The series resumed in Weekly Big Comic Spirits, under the title (新クロサギ, Shin Kurosagi), on September 6, 2008, and finished on August 6, 2012. (Note: It was serialized until the magazine's combined 36th–37th issue of 2012, released on August 6 of that same year.) Shogakukan collected its chapters in 18 tankōbon volumes, released from December 26, 2008, to March 29, 2013.

A third series, (新クロサギ完結編, Shin Kurosagi: Kanketsu-hen), was serialized in Weekly Big Comic Spirits from August 27, 2012, (Note: It started in the magazine's 39th issue of 2012, released on August 27 of that same year.) to July 29, 2013. Its chapters were collected in four tankōbon volumes, released from June 28 to December 27, 2013.

A short-term series, titled (クロサギ再起動 –18歳新成人詐欺犯罪編–, Kurosagi Sakidō: 18-sai Shinseijin Sagi Hanzan-hen), was serialized in Weekly Big Comic Spirits from September 26 to November 7, 2022. Its chapters were collected in a single tankōbon volume, released on November 10, 2022.

===Live-action===

An eleven-episode television drama adaptation was broadcast on TBS from April 14 to June 23, 2006.

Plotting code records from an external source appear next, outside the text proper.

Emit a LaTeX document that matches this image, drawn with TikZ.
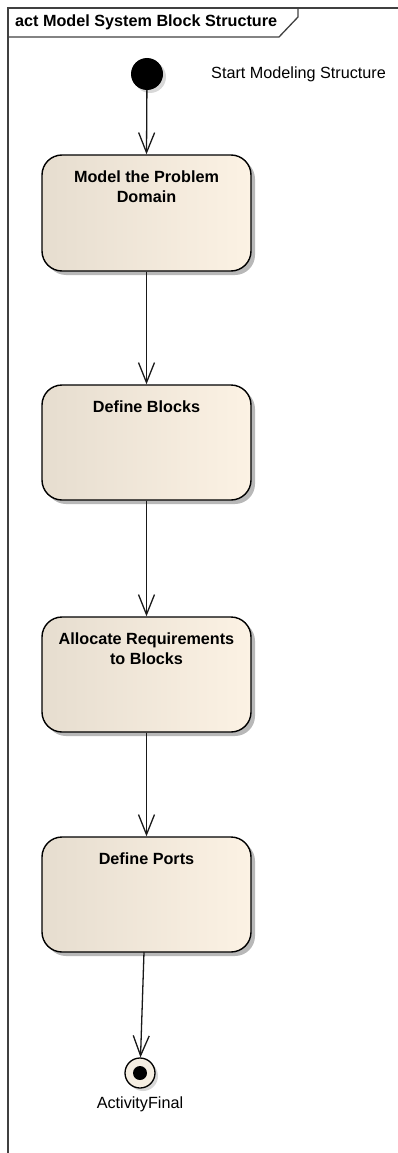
\documentclass[tikz,border=0pt]{standalone}
\usepackage{fontspec}
\setmainfont{Liberation Sans}
\usetikzlibrary{arrows.meta,shadows,positioning}
\definecolor{boxleft}{HTML}{E6DDCF}
\definecolor{boxright}{HTML}{FCF2E4}
\definecolor{finalfill}{HTML}{F5EEE2}
\begin{document}
\begin{tikzpicture}[x=1pt,y=-1pt,
  every node/.style={font=\fontsize{16.2}{19.5}\selectfont},
  actbox/.style={draw=black, line width=1.4pt, rounded corners=20pt,
    minimum width=209pt, inner sep=0pt,
    left color=boxleft, right color=boxright,
    drop shadow={shadow xshift=4pt, shadow yshift=-4pt, fill=black!35, opacity=0.8}},
  acttext/.style={font=\fontsize{16.2}{19.5}\selectfont\bfseries, align=center, inner sep=0pt, anchor=north},
  flow/.style={draw=black!90, line width=1.3pt, -{Straight Barb[length=20pt,width=16pt,line width=1.3pt]}},
  framel/.style={draw=black!75, line width=1.3pt},
]
\useasboundingbox (0,0) rectangle (398,1153);
% frame
\draw[framel] (398,8) -- (8,8) -- (8,1153);
\draw[framel] (8,37) -- (279,37) -- (298,17) -- (298,8);
\node[anchor=west, inner sep=0pt, font=\fontsize{16.2}{19.5}\selectfont\bfseries] (title) at (15,22.5) {act Model System Block Structure};
% start
\node[circle, fill=black, minimum size=32pt, inner sep=0pt,
  drop shadow={shadow xshift=3pt, shadow yshift=-3pt, fill=black!30}] (start) at (147,74) {};
\node[anchor=west, inner sep=0pt] (starttext) at (211,74) {Start Modeling Structure};
% activities
\node[actbox, minimum height=116pt] (b1) at (146.5,213) {};
\node[acttext, below=16.5pt of b1.north] (t1) {Model the Problem\\Domain};
\node[actbox, minimum height=115pt] (b2) at (146.5,442.5) {};
\node[acttext, below=16pt of b2.north] (t2) {Define Blocks};
\node[actbox, minimum height=115pt] (b3) at (146.5,674.5) {};
\node[acttext, below=16.5pt of b3.north] (t3) {Allocate Requirements\\to Blocks};
\node[actbox, minimum height=115pt] (b4) at (146.5,894.5) {};
\node[acttext, below=16pt of b4.north] (t4) {Define Ports};
% final
\node[circle, draw=black, line width=1.3pt, fill=finalfill, minimum size=30pt, inner sep=0pt,
  drop shadow={shadow xshift=3pt, shadow yshift=-3pt, fill=black!30}] (final) at (140,1073) {};
\node[circle, fill=black, minimum size=14pt, inner sep=0pt] (finaldot) at (final.center) {};
\node[anchor=north, inner sep=0pt] (finaltext) at (140,1097) {ActivityFinal};
% connectors
\draw[flow] (start) -- (b1.north);
\draw[flow] (b1.south) -- (b2.north);
\draw[flow] (b2.south) -- (b3.north);
\draw[flow] (b3.south) -- (b4.north);
\coordinate (b4out) at (144,952);
\draw[flow] (b4out) -- (final);
\end{tikzpicture}
\end{document}
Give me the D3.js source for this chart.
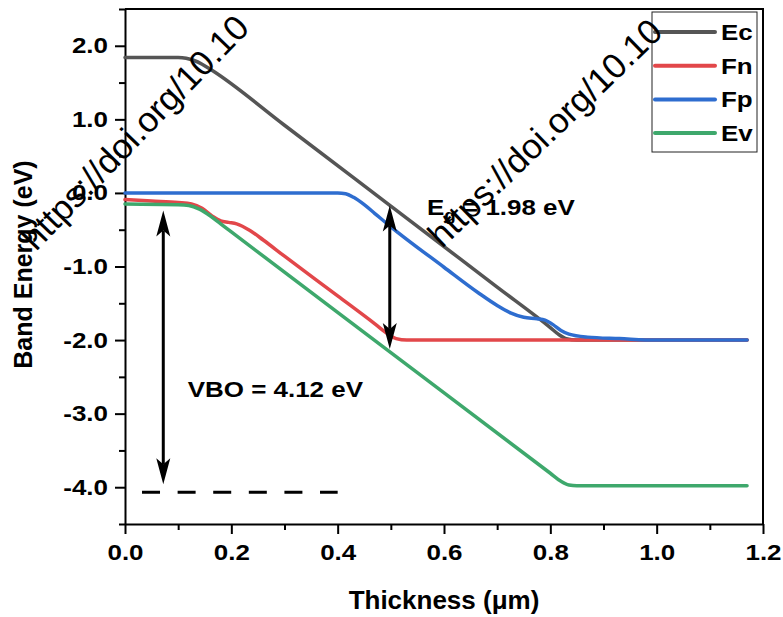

Another ten-episode television drama adaptation was broadcast on TBS from October 21 to December 23, 2022.

A live-action film adaptation premiered on March 8, 2008.

The 2006 and 2022 series and the 2008 film premiered on Netflix in the United States in January 2025.

==Reception==
In 2008, along with Tetsuji Sekiya's Bambino!, Kurosagi won the 53rd Shogakukan Manga Award in the general category. By September 2022, the manga had over 8.5 million copies in circulation.